§ Task
Leave out the pictures and transcribe the rest of the records exactly.

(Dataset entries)
__________________________________________________

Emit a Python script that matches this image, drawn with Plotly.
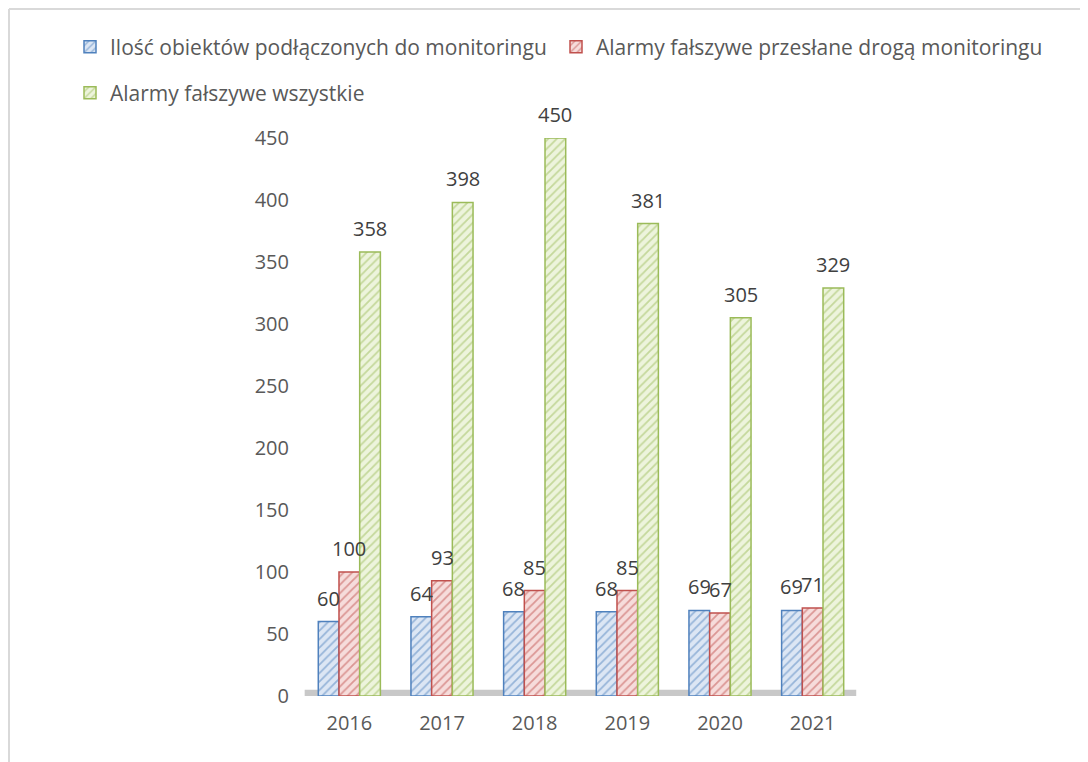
import plotly.graph_objects as go

years = ["2016", "2017", "2018", "2019", "2020", "2021"]
monitored = [60, 64, 68, 68, 69, 69]
false_via_monitoring = [100, 93, 85, 85, 67, 71]
false_all = [358, 398, 450, 381, 305, 329]

series_names = [
    "Ilość obiektów podłączonych do monitoringu",
    "Alarmy fałszywe przesłane drogą monitoringu",
    "Alarmy fałszywe wszystkie",
]
series_values = [monitored, false_via_monitoring, false_all]
y_ticks = [0, 50, 100, 150, 200, 250, 300, 350, 400, 450]

# outline / hatch colour, light fill
STYLES = [
    ("#4f81bd", "#dce6f4"),
    ("#c0504d", "#f6dcdb"),
    ("#9bbb59", "#edf4dc"),
]

FONT = "Open Sans"
# the page body has an 8px margin, so the figure is a bit smaller than the window
W, H = 1080, 754
L, R, T, B = 295, 229, 130, 66
PW, PH = W - L - R, H - T - B


def px_x(x):
    return (x - L) / PW


def px_y(y):
    return (H - B - y) / PH


fig = go.Figure()

legends = ["legend", "legend2", "legend3"]
for name, values, (dark, light), leg in zip(series_names, series_values, STYLES, legends):
    fig.add_trace(
        go.Bar(
            x=years,
            y=values,
            name=name,
            legend=leg,
            marker=dict(
                color=light,
                line=dict(color=dark, width=1.5),
                pattern=dict(
                    shape="/",
                    fillmode="overlay",
                    fgcolor=dark,
                    size=6,
                    solidity=0.3,
                ),
            ),
            hovertemplate="%{x}: %{y}<extra></extra>",
        )
    )

# value labels above each bar (category index + pixel shift inside the group)
bar_px = PW / len(years) * 0.67 / 3
for i, values in enumerate(series_values):
    for j, value in enumerate(values):
        fig.add_annotation(
            x=j,
            y=value,
            text=str(value),
            showarrow=False,
            xshift=(i - 1) * bar_px,
            yanchor="bottom",
            yshift=8,
            font=dict(family=FONT, size=20, color="#404040"),
        )

# floor of the 3-D chart
fig.add_shape(
    type="rect",
    xref="x domain",
    yref="y",
    x0=0.003,
    x1=0.995,
    y0=0,
    y1=5,
    fillcolor="#c8c8c8",
    line=dict(width=0),
    layer="below",
)

# chart border (top and left edges visible)
border = dict(color="#d9d9d9", width=2)
fig.add_shape(type="line", xref="paper", yref="paper",
              x0=px_x(1), x1=px_x(W + 5), y0=px_y(1), y1=px_y(1), line=border)
fig.add_shape(type="line", xref="paper", yref="paper",
              x0=px_x(1), x1=px_x(1), y0=px_y(1), y1=px_y(H + 5), line=border)

legend_font = dict(family=FONT, size=21, color="#595959")
legend_pos = {"legend": (62, 39), "legend2": (548, 39), "legend3": (62, 85)}
legend_layout = {
    key: dict(
        orientation="h",
        x=px_x(lx),
        y=px_y(ly),
        xanchor="left",
        yanchor="middle",
        font=legend_font,
        itemclick=False,
        itemdoubleclick=False,
    )
    for key, (lx, ly) in legend_pos.items()
}

fig.update_layout(
    width=W,
    height=H,
    margin=dict(l=L, r=R, t=T, b=B, autoexpand=False),
    paper_bgcolor="white",
    plot_bgcolor="white",
    barmode="group",
    bargap=0.33,
    bargroupgap=0,
    font=dict(family=FONT, size=20, color="#595959"),
    xaxis=dict(
        type="category",
        range=[-0.5, len(years) - 0.5],
        showgrid=False,
        showline=False,
        zeroline=False,
        ticks="",
        ticklabelstandoff=13,
        tickfont=dict(family=FONT, size=20, color="#595959"),
    ),
    yaxis=dict(
        range=[0, 450],
        tickvals=y_ticks,
        showgrid=False,
        showline=False,
        zeroline=False,
        ticks="",
        ticklabelstandoff=13,
        tickfont=dict(family=FONT, size=20, color="#595959"),
    ),
    showlegend=True,
    **legend_layout,
)

fig.write_html("out.html")
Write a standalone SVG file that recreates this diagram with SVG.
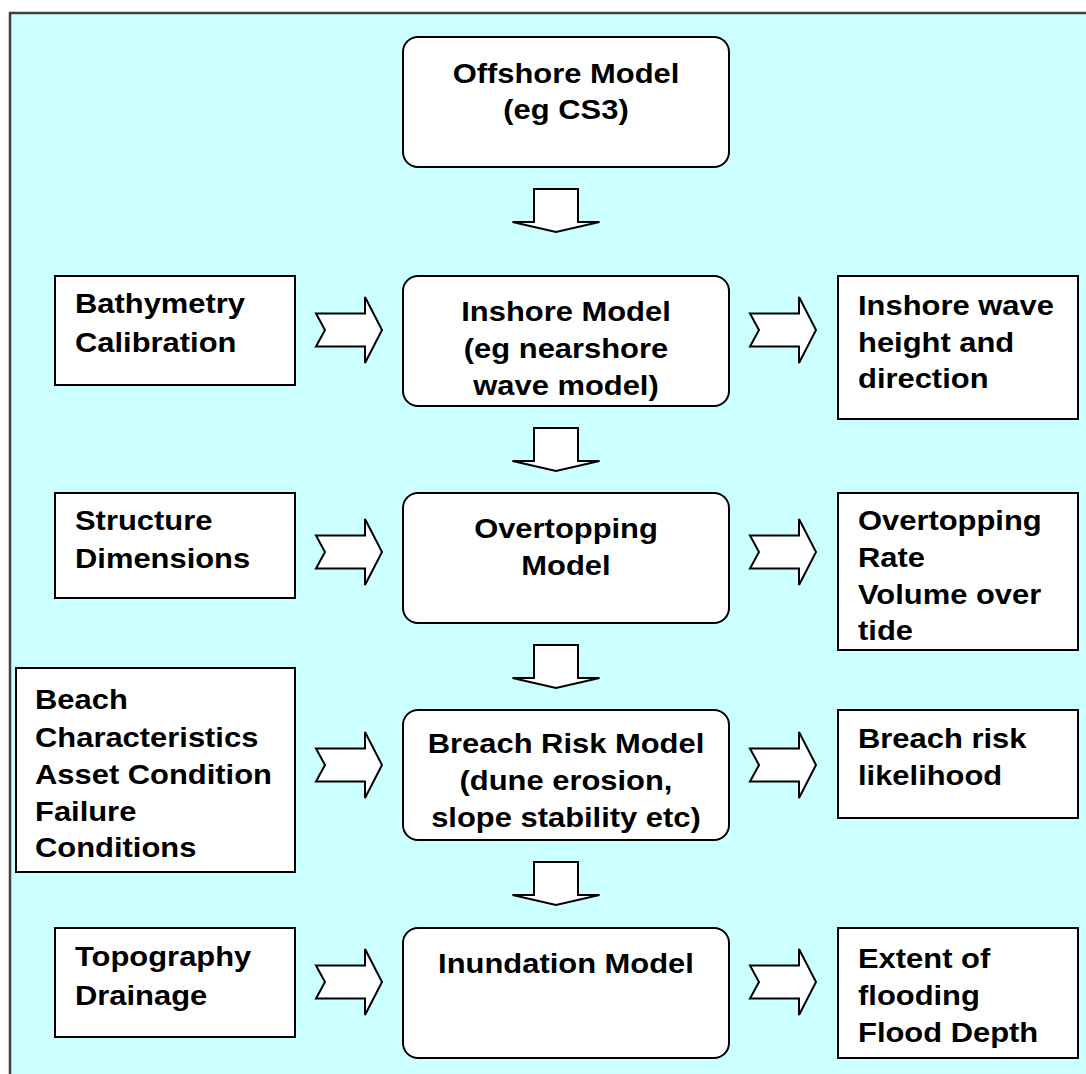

__________________________________________________

§ Solution below
Emit a Python script that matches this image, drawn with Plotly.
import plotly.graph_objects as go

years = ["2016", "2017", "2018", "2019", "2020", "2021"]
monitored = [60, 64, 68, 68, 69, 69]
false_via_monitoring = [100, 93, 85, 85, 67, 71]
false_all = [358, 398, 450, 381, 305, 329]

series_names = [
    "Ilość obiektów podłączonych do monitoringu",
    "Alarmy fałszywe przesłane drogą monitoringu",
    "Alarmy fałszywe wszystkie",
]
series_values = [monitored, false_via_monitoring, false_all]
y_ticks = [0, 50, 100, 150, 200, 250, 300, 350, 400, 450]

# outline / hatch colour, light fill
STYLES = [
    ("#4f81bd", "#dce6f4"),
    ("#c0504d", "#f6dcdb"),
    ("#9bbb59", "#edf4dc"),
]

FONT = "Open Sans"
# the page body has an 8px margin, so the figure is a bit smaller than the window
W, H = 1080, 754
L, R, T, B = 295, 229, 130, 66
PW, PH = W - L - R, H - T - B


def px_x(x):
    return (x - L) / PW


def px_y(y):
    return (H - B - y) / PH


fig = go.Figure()

legends = ["legend", "legend2", "legend3"]
for name, values, (dark, light), leg in zip(series_names, series_values, STYLES, legends):
    fig.add_trace(
        go.Bar(
            x=years,
            y=values,
            name=name,
            legend=leg,
            marker=dict(
                color=light,
                line=dict(color=dark, width=1.5),
                pattern=dict(
                    shape="/",
                    fillmode="overlay",
                    fgcolor=dark,
                    size=6,
                    solidity=0.3,
                ),
            ),
            hovertemplate="%{x}: %{y}<extra></extra>",
        )
    )

# value labels above each bar (category index + pixel shift inside the group)
bar_px = PW / len(years) * 0.67 / 3
for i, values in enumerate(series_values):
    for j, value in enumerate(values):
        fig.add_annotation(
            x=j,
            y=value,
            text=str(value),
            showarrow=False,
            xshift=(i - 1) * bar_px,
            yanchor="bottom",
            yshift=8,
            font=dict(family=FONT, size=20, color="#404040"),
        )

# floor of the 3-D chart
fig.add_shape(
    type="rect",
    xref="x domain",
    yref="y",
    x0=0.003,
    x1=0.995,
    y0=0,
    y1=5,
    fillcolor="#c8c8c8",
    line=dict(width=0),
    layer="below",
)

# chart border (top and left edges visible)
border = dict(color="#d9d9d9", width=2)
fig.add_shape(type="line", xref="paper", yref="paper",
              x0=px_x(1), x1=px_x(W + 5), y0=px_y(1), y1=px_y(1), line=border)
fig.add_shape(type="line", xref="paper", yref="paper",
              x0=px_x(1), x1=px_x(1), y0=px_y(1), y1=px_y(H + 5), line=border)

legend_font = dict(family=FONT, size=21, color="#595959")
legend_pos = {"legend": (62, 39), "legend2": (548, 39), "legend3": (62, 85)}
legend_layout = {
    key: dict(
        orientation="h",
        x=px_x(lx),
        y=px_y(ly),
        xanchor="left",
        yanchor="middle",
        font=legend_font,
        itemclick=False,
        itemdoubleclick=False,
    )
    for key, (lx, ly) in legend_pos.items()
}

fig.update_layout(
    width=W,
    height=H,
    margin=dict(l=L, r=R, t=T, b=B, autoexpand=False),
    paper_bgcolor="white",
    plot_bgcolor="white",
    barmode="group",
    bargap=0.33,
    bargroupgap=0,
    font=dict(family=FONT, size=20, color="#595959"),
    xaxis=dict(
        type="category",
        range=[-0.5, len(years) - 0.5],
        showgrid=False,
        showline=False,
        zeroline=False,
        ticks="",
        ticklabelstandoff=13,
        tickfont=dict(family=FONT, size=20, color="#595959"),
    ),
    yaxis=dict(
        range=[0, 450],
        tickvals=y_ticks,
        showgrid=False,
        showline=False,
        zeroline=False,
        ticks="",
        ticklabelstandoff=13,
        tickfont=dict(family=FONT, size=20, color="#595959"),
    ),
    showlegend=True,
    **legend_layout,
)

fig.write_html("out.html")
Write a standalone SVG file that recreates this diagram with SVG.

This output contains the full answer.